CBIS has also called upon the board to make five additional reforms. They are asking for a code of ethics that includes stronger editorial standards and monitoring; disclosure on the company’s website about the board’s internal investigations; appointments of truly independent directors, and a reduction of excessive executive compensation. They also want to eliminate the dual-class stock structure; News Corp. stock comes in Class A shares of nonvoting stock and Class B shares of voting stock. CBIS holds 500 voting shares and 500,000 nonvoting shares.

The Nathan Cummings Foundation, a charitable organization established by the founder of the Sara Lee Corporation, has filed a “one share, one vote” resolution of its own, calling for an end to the dual-class system. “Holders of nearly 2 billion of the more than 2.6 billion News Corporation shares are prevented from voting at the company’s annual stockholders’ meeting,” the Cummings resolution says. It also notes “even though Rupert Murdoch owns only 12.5 percent of outstanding shares, the dual-class structure protects his iron grip on the company by giving him nearly 40 percent of the corporation’s voting power.”

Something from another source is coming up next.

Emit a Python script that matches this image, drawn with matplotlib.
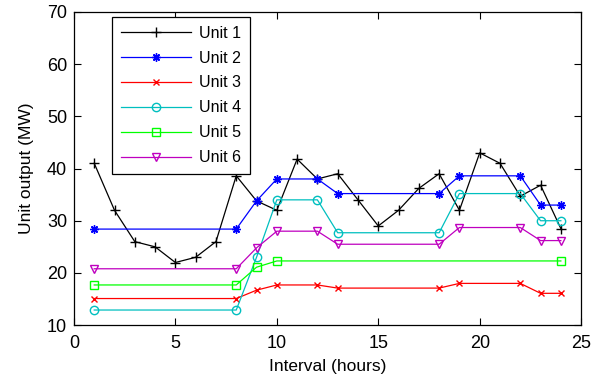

News Corp's proxy statement for the 2012 shareholders meeting recommends that shareholders vote against the proposals calling for an independent director as chairman of the board, that the board adopt a simple majority vote policy, and that the company eliminate its dual class capital structure. Last year just over 30 percent of all News Corp. shareholders  voted against last year's re-election of  directors Andrew Knight, Lachlan Murdoch, James Murdoch, Natalie Bancroft and Arthur Siskind, all of whom were seen as lacking independence from Rupert Murdoch's tight rein.  Absent from the ballot this year are Knight, who will retire, and Siskind, who will be director emeritus.

News Corporation has set up a global compliance and ethics team. An August 15 memo from Rupert Murdoch announcing the formation of the internal monitoring group said, in part, “As you are all aware, our company has been under intense scrutiny in the United Kingdom. I assured Parliament and the Leveson Inquiry that we would move quickly and aggressively to redress wrong-doing, cooperate with law enforcement officials and strengthen our compliance and ethics program companywide.”

Tanner is not satisfied that News Corp. has shown investors they are taking their concerns seriously, however. “A year has gone by and we haven’t seen much response to our requests,” she says. “They have stated publicly that they’re conducting an internal board investigation, but there has been no release of information to shareholders about the elements of the investigation or who’s heading up the different parts of the investigation, so it’s hard to have confidence.”

Nor, she says, has News Corp. addressed the investor demands for an independent chairman of the board. The company announced in June that it would spin off its publishing division from the entertainment division, but Murdoch will continue to serve as chairman of both companies, and as CEO of the entertainment division. News Corp. has not named a CEO of the publishing division, though the announcement said that Chase Carey, currently chief operating officer, will be president and COO. The company declined to comment further.

Tanner is measuring News Corp.’s response against that of Time Warner in 2007, when CBIS took similar action with a shareholder resolution calling for separate people to fill the roles of chairman and CEO. At the time Richard Parsons held both roles. Parsons relinquished the CEO spot to Jeffrey Bewkes in 2008 but the separation of positions was short-lived; Bewkes took on the additional role of chairman the next year. “But we worked with Time Warner on this,” says Tanner. She is satisfied that Time Warner’s website now states that when the board leadership changes the company will evaluate whether to keep the two positions separate or combined, as well as examine results of shareholder resolutions, white papers on the subject, and global trends in the industry. “Time Warner at least has spelled out how the board will consider changes,” says Tanner. “We’ve tried to encourage News Corp. to do the same, but their corporate governance guidelines pretty much say it’s all up to the decision of the board.”

This article has been updated to reflect News Corp.’s announcement of details of this year’s annual meeting.